Task details:
Retype all material exactly. Pictures stay out of the copy.

Data lines:

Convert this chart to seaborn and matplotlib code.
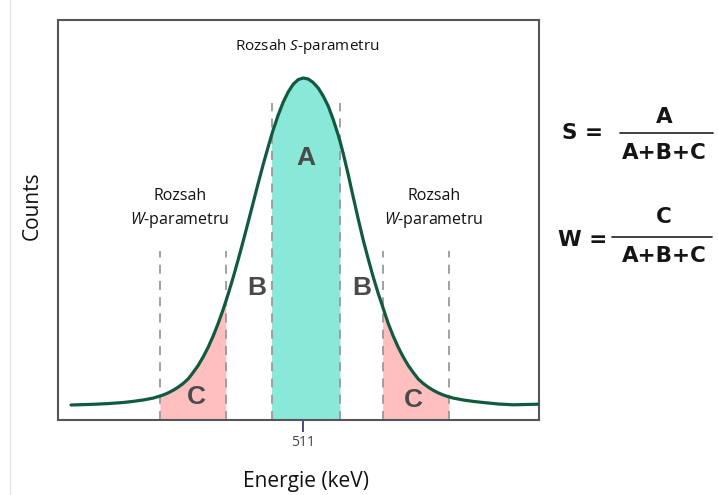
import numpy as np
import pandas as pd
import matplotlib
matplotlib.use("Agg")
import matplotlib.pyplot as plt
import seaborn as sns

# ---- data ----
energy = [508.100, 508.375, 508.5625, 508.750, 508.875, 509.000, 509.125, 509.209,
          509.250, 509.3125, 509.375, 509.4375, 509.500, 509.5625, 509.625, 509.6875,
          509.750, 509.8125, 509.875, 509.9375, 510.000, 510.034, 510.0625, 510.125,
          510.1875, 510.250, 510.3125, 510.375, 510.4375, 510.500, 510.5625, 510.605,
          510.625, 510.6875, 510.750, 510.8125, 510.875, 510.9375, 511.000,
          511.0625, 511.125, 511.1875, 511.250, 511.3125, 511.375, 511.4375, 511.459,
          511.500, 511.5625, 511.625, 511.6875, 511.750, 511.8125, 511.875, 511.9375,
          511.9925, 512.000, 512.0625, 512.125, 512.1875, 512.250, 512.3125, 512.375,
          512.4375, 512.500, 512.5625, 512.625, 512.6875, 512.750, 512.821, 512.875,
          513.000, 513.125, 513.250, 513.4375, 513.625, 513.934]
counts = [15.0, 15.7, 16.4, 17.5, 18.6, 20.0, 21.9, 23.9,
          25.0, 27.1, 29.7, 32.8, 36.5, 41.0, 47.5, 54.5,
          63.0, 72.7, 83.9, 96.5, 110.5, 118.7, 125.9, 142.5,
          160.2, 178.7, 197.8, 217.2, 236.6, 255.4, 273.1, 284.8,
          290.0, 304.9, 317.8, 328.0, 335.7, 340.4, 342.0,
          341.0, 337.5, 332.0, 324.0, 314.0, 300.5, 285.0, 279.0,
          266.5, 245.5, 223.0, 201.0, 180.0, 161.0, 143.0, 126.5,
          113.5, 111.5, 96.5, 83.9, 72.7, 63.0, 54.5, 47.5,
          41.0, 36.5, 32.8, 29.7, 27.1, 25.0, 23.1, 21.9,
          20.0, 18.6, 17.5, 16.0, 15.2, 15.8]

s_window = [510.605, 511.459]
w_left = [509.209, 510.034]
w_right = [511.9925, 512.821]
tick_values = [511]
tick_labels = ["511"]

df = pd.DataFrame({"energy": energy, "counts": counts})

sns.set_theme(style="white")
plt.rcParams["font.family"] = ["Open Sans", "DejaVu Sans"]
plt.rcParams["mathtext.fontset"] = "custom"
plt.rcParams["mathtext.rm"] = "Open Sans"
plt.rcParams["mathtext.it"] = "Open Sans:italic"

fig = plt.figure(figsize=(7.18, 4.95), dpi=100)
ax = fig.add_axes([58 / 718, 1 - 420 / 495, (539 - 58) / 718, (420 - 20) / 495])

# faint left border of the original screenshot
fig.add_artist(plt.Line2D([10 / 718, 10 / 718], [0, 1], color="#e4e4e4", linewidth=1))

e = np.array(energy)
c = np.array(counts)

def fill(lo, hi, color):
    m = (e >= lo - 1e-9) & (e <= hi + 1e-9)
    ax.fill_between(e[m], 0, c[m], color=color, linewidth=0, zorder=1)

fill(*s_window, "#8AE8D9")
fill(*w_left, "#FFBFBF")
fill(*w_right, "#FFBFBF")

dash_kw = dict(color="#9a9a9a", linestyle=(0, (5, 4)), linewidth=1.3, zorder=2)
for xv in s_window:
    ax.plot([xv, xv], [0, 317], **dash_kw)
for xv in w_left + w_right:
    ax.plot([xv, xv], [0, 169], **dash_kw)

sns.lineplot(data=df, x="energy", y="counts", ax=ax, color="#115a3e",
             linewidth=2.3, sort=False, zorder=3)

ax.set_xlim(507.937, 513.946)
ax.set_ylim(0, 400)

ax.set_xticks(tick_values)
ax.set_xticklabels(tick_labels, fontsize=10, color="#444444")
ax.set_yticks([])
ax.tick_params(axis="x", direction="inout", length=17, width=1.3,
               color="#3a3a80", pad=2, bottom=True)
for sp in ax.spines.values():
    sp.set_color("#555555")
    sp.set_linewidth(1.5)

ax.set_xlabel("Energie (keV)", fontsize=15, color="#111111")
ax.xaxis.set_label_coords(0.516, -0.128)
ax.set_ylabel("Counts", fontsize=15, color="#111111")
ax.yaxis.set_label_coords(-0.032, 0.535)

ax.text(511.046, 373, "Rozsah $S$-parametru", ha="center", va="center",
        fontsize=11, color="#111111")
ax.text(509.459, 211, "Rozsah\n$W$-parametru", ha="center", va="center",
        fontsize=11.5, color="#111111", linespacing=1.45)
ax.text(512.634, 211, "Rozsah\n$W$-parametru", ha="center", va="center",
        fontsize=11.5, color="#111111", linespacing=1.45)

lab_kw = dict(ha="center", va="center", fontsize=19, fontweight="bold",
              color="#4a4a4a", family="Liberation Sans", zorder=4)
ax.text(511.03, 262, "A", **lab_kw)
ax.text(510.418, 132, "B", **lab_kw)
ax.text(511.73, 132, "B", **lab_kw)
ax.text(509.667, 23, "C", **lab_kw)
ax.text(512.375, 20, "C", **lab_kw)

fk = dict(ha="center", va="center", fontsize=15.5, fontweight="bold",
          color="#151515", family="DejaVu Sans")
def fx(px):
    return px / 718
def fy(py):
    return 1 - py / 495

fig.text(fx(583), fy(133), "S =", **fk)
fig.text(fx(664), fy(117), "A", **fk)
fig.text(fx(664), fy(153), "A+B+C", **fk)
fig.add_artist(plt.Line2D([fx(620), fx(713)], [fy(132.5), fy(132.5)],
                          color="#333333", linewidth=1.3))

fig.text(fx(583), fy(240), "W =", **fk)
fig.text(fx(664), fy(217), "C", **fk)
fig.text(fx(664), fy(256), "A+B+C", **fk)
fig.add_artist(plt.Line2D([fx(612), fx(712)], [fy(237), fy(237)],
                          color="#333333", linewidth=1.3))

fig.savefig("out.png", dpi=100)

Complete output:
Convert this chart to seaborn and matplotlib code.
import numpy as np
import pandas as pd
import matplotlib
matplotlib.use("Agg")
import matplotlib.pyplot as plt
import seaborn as sns

# ---- data ----
energy = [508.100, 508.375, 508.5625, 508.750, 508.875, 509.000, 509.125, 509.209,
          509.250, 509.3125, 509.375, 509.4375, 509.500, 509.5625, 509.625, 509.6875,
          509.750, 509.8125, 509.875, 509.9375, 510.000, 510.034, 510.0625, 510.125,
          510.1875, 510.250, 510.3125, 510.375, 510.4375, 510.500, 510.5625, 510.605,
          510.625, 510.6875, 510.750, 510.8125, 510.875, 510.9375, 511.000,
          511.0625, 511.125, 511.1875, 511.250, 511.3125, 511.375, 511.4375, 511.459,
          511.500, 511.5625, 511.625, 511.6875, 511.750, 511.8125, 511.875, 511.9375,
          511.9925, 512.000, 512.0625, 512.125, 512.1875, 512.250, 512.3125, 512.375,
          512.4375, 512.500, 512.5625, 512.625, 512.6875, 512.750, 512.821, 512.875,
          513.000, 513.125, 513.250, 513.4375, 513.625, 513.934]
counts = [15.0, 15.7, 16.4, 17.5, 18.6, 20.0, 21.9, 23.9,
          25.0, 27.1, 29.7, 32.8, 36.5, 41.0, 47.5, 54.5,
          63.0, 72.7, 83.9, 96.5, 110.5, 118.7, 125.9, 142.5,
          160.2, 178.7, 197.8, 217.2, 236.6, 255.4, 273.1, 284.8,
          290.0, 304.9, 317.8, 328.0, 335.7, 340.4, 342.0,
          341.0, 337.5, 332.0, 324.0, 314.0, 300.5, 285.0, 279.0,
          266.5, 245.5, 223.0, 201.0, 180.0, 161.0, 143.0, 126.5,
          113.5, 111.5, 96.5, 83.9, 72.7, 63.0, 54.5, 47.5,
          41.0, 36.5, 32.8, 29.7, 27.1, 25.0, 23.1, 21.9,
          20.0, 18.6, 17.5, 16.0, 15.2, 15.8]

s_window = [510.605, 511.459]
w_left = [509.209, 510.034]
w_right = [511.9925, 512.821]
tick_values = [511]
tick_labels = ["511"]

df = pd.DataFrame({"energy": energy, "counts": counts})

sns.set_theme(style="white")
plt.rcParams["font.family"] = ["Open Sans", "DejaVu Sans"]
plt.rcParams["mathtext.fontset"] = "custom"
plt.rcParams["mathtext.rm"] = "Open Sans"
plt.rcParams["mathtext.it"] = "Open Sans:italic"

fig = plt.figure(figsize=(7.18, 4.95), dpi=100)
ax = fig.add_axes([58 / 718, 1 - 420 / 495, (539 - 58) / 718, (420 - 20) / 495])

# faint left border of the original screenshot
fig.add_artist(plt.Line2D([10 / 718, 10 / 718], [0, 1], color="#e4e4e4", linewidth=1))

e = np.array(energy)
c = np.array(counts)

def fill(lo, hi, color):
    m = (e >= lo - 1e-9) & (e <= hi + 1e-9)
    ax.fill_between(e[m], 0, c[m], color=color, linewidth=0, zorder=1)

fill(*s_window, "#8AE8D9")
fill(*w_left, "#FFBFBF")
fill(*w_right, "#FFBFBF")

dash_kw = dict(color="#9a9a9a", linestyle=(0, (5, 4)), linewidth=1.3, zorder=2)
for xv in s_window:
    ax.plot([xv, xv], [0, 317], **dash_kw)
for xv in w_left + w_right:
    ax.plot([xv, xv], [0, 169], **dash_kw)

sns.lineplot(data=df, x="energy", y="counts", ax=ax, color="#115a3e",
             linewidth=2.3, sort=False, zorder=3)

ax.set_xlim(507.937, 513.946)
ax.set_ylim(0, 400)

ax.set_xticks(tick_values)
ax.set_xticklabels(tick_labels, fontsize=10, color="#444444")
ax.set_yticks([])
ax.tick_params(axis="x", direction="inout", length=17, width=1.3,
               color="#3a3a80", pad=2, bottom=True)
for sp in ax.spines.values():
    sp.set_color("#555555")
    sp.set_linewidth(1.5)

ax.set_xlabel("Energie (keV)", fontsize=15, color="#111111")
ax.xaxis.set_label_coords(0.516, -0.128)
ax.set_ylabel("Counts", fontsize=15, color="#111111")
ax.yaxis.set_label_coords(-0.032, 0.535)

ax.text(511.046, 373, "Rozsah $S$-parametru", ha="center", va="center",
        fontsize=11, color="#111111")
ax.text(509.459, 211, "Rozsah\n$W$-parametru", ha="center", va="center",
        fontsize=11.5, color="#111111", linespacing=1.45)
ax.text(512.634, 211, "Rozsah\n$W$-parametru", ha="center", va="center",
        fontsize=11.5, color="#111111", linespacing=1.45)

lab_kw = dict(ha="center", va="center", fontsize=19, fontweight="bold",
              color="#4a4a4a", family="Liberation Sans", zorder=4)
ax.text(511.03, 262, "A", **lab_kw)
ax.text(510.418, 132, "B", **lab_kw)
ax.text(511.73, 132, "B", **lab_kw)
ax.text(509.667, 23, "C", **lab_kw)
ax.text(512.375, 20, "C", **lab_kw)

fk = dict(ha="center", va="center", fontsize=15.5, fontweight="bold",
          color="#151515", family="DejaVu Sans")
def fx(px):
    return px / 718
def fy(py):
    return 1 - py / 495

fig.text(fx(583), fy(133), "S =", **fk)
fig.text(fx(664), fy(117), "A", **fk)
fig.text(fx(664), fy(153), "A+B+C", **fk)
fig.add_artist(plt.Line2D([fx(620), fx(713)], [fy(132.5), fy(132.5)],
                          color="#333333", linewidth=1.3))

fig.text(fx(583), fy(240), "W =", **fk)
fig.text(fx(664), fy(217), "C", **fk)
fig.text(fx(664), fy(256), "A+B+C", **fk)
fig.add_artist(plt.Line2D([fx(612), fx(712)], [fy(237), fy(237)],
                          color="#333333", linewidth=1.3))

fig.savefig("out.png", dpi=100)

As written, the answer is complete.